Broadcaster VRT, which has signed on to the series alongside distributor ZDF Enterprises, will certainly be hoping those ingredients have been blended successfully – as will ZDF Neo in Germany, which will also air the drama next year.
But Perquy, whose credits include Eén series Quiz Me Quick, says Tabula Rasa represents a leap of faith for the Belgian broadcaster – one that sees it follow in the footsteps of several other European networks of late that have shown signs of more risk-taking in this on-demand age as they battle to stand out on the increasingly crowded EPG.
“This is a stretch for them,” she says of VRT. “I know them very well and I went to them because I wanted to have freedom for the authors, the directors and the whole process. But it is a stretch in the sense they haven’t done anything that remotely flirts with horror. Even psychological thriller isn’t a genre that has been presented to the public before.
“It’s really going to be a mind-fuck. It’s really scary sometimes; it’s also very emotional and a little weird.”
The producer says television must continue to take risks in storytelling if it hopes to avoid the problems facing the movie business, whose output Perquy believes has become formulaic and stale.
“We have a lot of talent in Belgium but we always keep telling the same Flemish stories,” she says. “Tabula Rasa is not a Flemish story – it’s a Flemish story as much as it is a British story, a German story or a Scandinavian story.
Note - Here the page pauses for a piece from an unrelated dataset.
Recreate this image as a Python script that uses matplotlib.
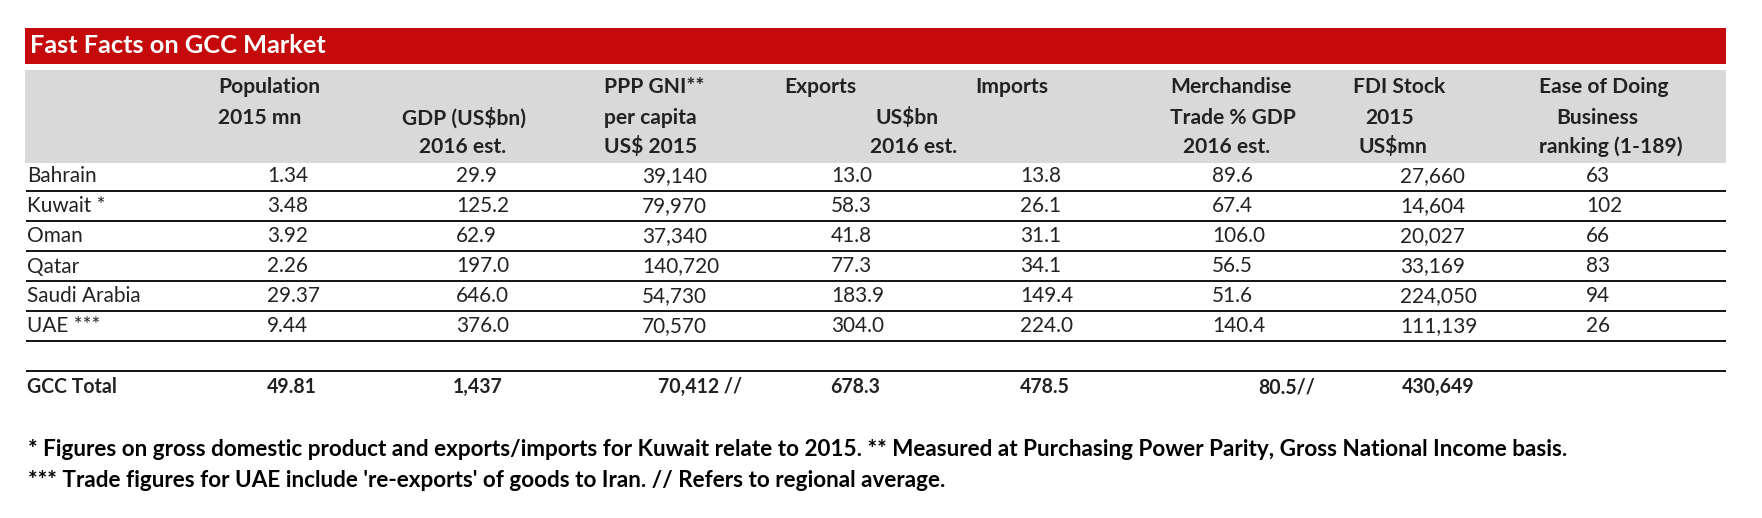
import matplotlib
matplotlib.use("Agg")
import matplotlib.pyplot as plt
from matplotlib.patches import Rectangle

# ---------------- data ----------------
title = "Fast Facts on GCC Market"
countries = ["Bahrain", "Kuwait *", "Oman", "Qatar", "Saudi Arabia", "UAE ***"]
population = [1.34, 3.48, 3.92, 2.26, 29.37, 9.44]
gdp = [29.9, 125.2, 62.9, 197.0, 646.0, 376.0]
ppp_gni = [39140, 79970, 37340, 140720, 54730, 70570]
exports = [13.0, 58.3, 41.8, 77.3, 183.9, 304.0]
imports = [13.8, 26.1, 31.1, 34.1, 149.4, 224.0]
merch_trade = [89.6, 67.4, 106.0, 56.5, 51.6, 140.4]
fdi_stock = [27660, 14604, 20027, 33169, 224050, 111139]
ease_rank = [63, 102, 66, 83, 94, 26]

total_label = "GCC Total"
total_values = ["49.81", "1,437", "70,412 //", "678.3", "478.5", "80.5//", "430,649", ""]

header_lines = [
    ["Population", "2015 mn"],
    ["GDP (US$bn)", "2016 est."],
    ["PPP GNI**", "per capita", "US$ 2015"],
    ["Exports", "US$bn", "2016 est."],
    ["Imports"],
    ["Merchandise", "Trade % GDP", "2016 est."],
    ["FDI Stock", "2015", "US$mn"],
    ["Ease of Doing", "Business", "ranking (1-189)"],
]

footnotes = [
    "* Figures on gross domestic product and exports/imports for Kuwait relate to 2015. "
    "** Measured at Purchasing Power Parity, Gross National Income basis.",
    "*** Trade figures for UAE include 're-exports' of goods to Iran. // Refers to regional average.",
]

# ---------------- layout (pixels) ----------------
W, H = 1762, 518
FONT = "Lato"
RED = "#C40A0A"
GRAY = "#D9D9D9"
TXT = "#222222"

fig = plt.figure(figsize=(W / 100, H / 100), dpi=100)
ax = fig.add_axes([0, 0, 1, 1])
ax.set_xlim(0, W)
ax.set_ylim(H, 0)
ax.axis("off")
renderer = fig.canvas.get_renderer()


def fit_size(text, weight, target):
    t = ax.text(0, 0, text, fontsize=10, family=FONT, weight=weight)
    w = t.get_window_extent(renderer).width
    t.remove()
    return 10 * target / w


X0, X1 = 26, 1726
title_fs = fit_size(title, "bold", 297)
head_fs = fit_size("Population", "bold", 102)
data_fs = fit_size("Bahrain", "normal", 70)
total_fs = fit_size("430,649", "bold", 73)
foot_fs = fit_size(footnotes[0], "bold", 1549)

# red title band
ax.add_patch(Rectangle((X0 - 1, 27.5), X1 - X0 + 1, 36, color=RED, lw=0))
ax.text(30, 45.5, title, color="white", fontsize=title_fs, family=FONT,
        weight="bold", va="center", ha="left")

# gray header band
ax.add_patch(Rectangle((X0 - 1, 70), X1 - X0 + 1, 93, color=GRAY, lw=0))

head_y = [87, 117.5, 147]
# per column: list of (x, ha, line_index)
head_pos = [
    [(218, "left", 0), (218, "left", 1)],
    [(464, "center", 1), (463, "center", 2)],
    [(604, "left", 0), (604, "left", 1), (604, "left", 2)],
    [(784, "left", 0), (907, "center", 1), (914, "center", 2)],
    [(975, "left", 0)],
    [(1170, "left", 0), (1170, "left", 1), (1183, "left", 2)],
    [(1353, "left", 0), (1365, "left", 1), (1359, "left", 2)],
    [(1539, "left", 0), (1556, "left", 1), (1539, "left", 2)],
]
for lines, pos in zip(header_lines, head_pos):
    for txt, (x, ha, li) in zip(lines, pos):
        ax.text(x, head_y[li], txt, fontsize=head_fs, family=FONT, weight="bold",
                color=TXT, ha=ha, va="center")

# data rows
col_x = [267, 456, 642, 831, 1020, 1212, 1400, 1586]
row_y = [176.5, 206.5, 236.5, 266.5, 296.5, 326.5]
line_y = [190.5, 221, 251, 280.5, 310.5, 340.5]
fmts = ["{:.2f}", "{:.1f}", "{:,.0f}", "{:.1f}", "{:.1f}", "{:.1f}", "{:,.0f}", "{:d}"]
columns = [population, gdp, ppp_gni, exports, imports, merch_trade, fdi_stock, ease_rank]

for i, name in enumerate(countries):
    y = row_y[i]
    ax.text(27, y, name, fontsize=data_fs, family=FONT, color=TXT, va="center", ha="left")
    for x, f, col in zip(col_x, fmts, columns):
        ax.text(x, y, f.format(col[i]), fontsize=data_fs, family=FONT, color=TXT,
                va="center", ha="left")

ax.hlines(line_y, X0, X1, color="black", lw=1.3)
ax.hlines([370.5], X0, X1, color="black", lw=1.3)

# total row
total_x = [267, 453, 658, 830, 1020, 1258, 1402, 1586]
ty = 387
ax.text(27, ty, total_label, fontsize=total_fs, family=FONT, weight="bold",
        color=TXT, va="center", ha="left")
for x, v in zip(total_x, total_values):
    if v:
        ax.text(x, ty, v, fontsize=total_fs, family=FONT, weight="bold",
                color=TXT, va="center", ha="left")

# footnotes
for y, txt in zip([450, 480.5], footnotes):
    ax.text(28, y, txt, fontsize=foot_fs, family=FONT, weight="bold",
            color="black", va="center", ha="left")

fig.savefig("out.png", dpi=100, facecolor="white")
We should, from time to time, not give the audience what they expect. If you don’t do that, things like True Detective don’t happen, but it’s not an easy road for the audience.
“Film studios are using a formula by finding what they think works – such as helicopters, boobs and everything that goes fast – and putting it all in the same movie to make a hit. If you do that over a short period of time, you’ll get an audience; if you do it long term, you’re dead. Movies are going down, but series are going up because the authors make them complicated, they get good actors because they know there’s flesh on the plate. We should do that in Belgium as well.”
Two years after its first pitch, guests at Series Mania will now see the first clips from Tabula Rasa. Projects being presented at this year’s European Coproduction Forum – including Warrior (Miso Film, Denmark), Flight 1618 (MakingProd, France) and The Illegal (Conquering Lion Pictures, Canada) – will hope to replicate its success.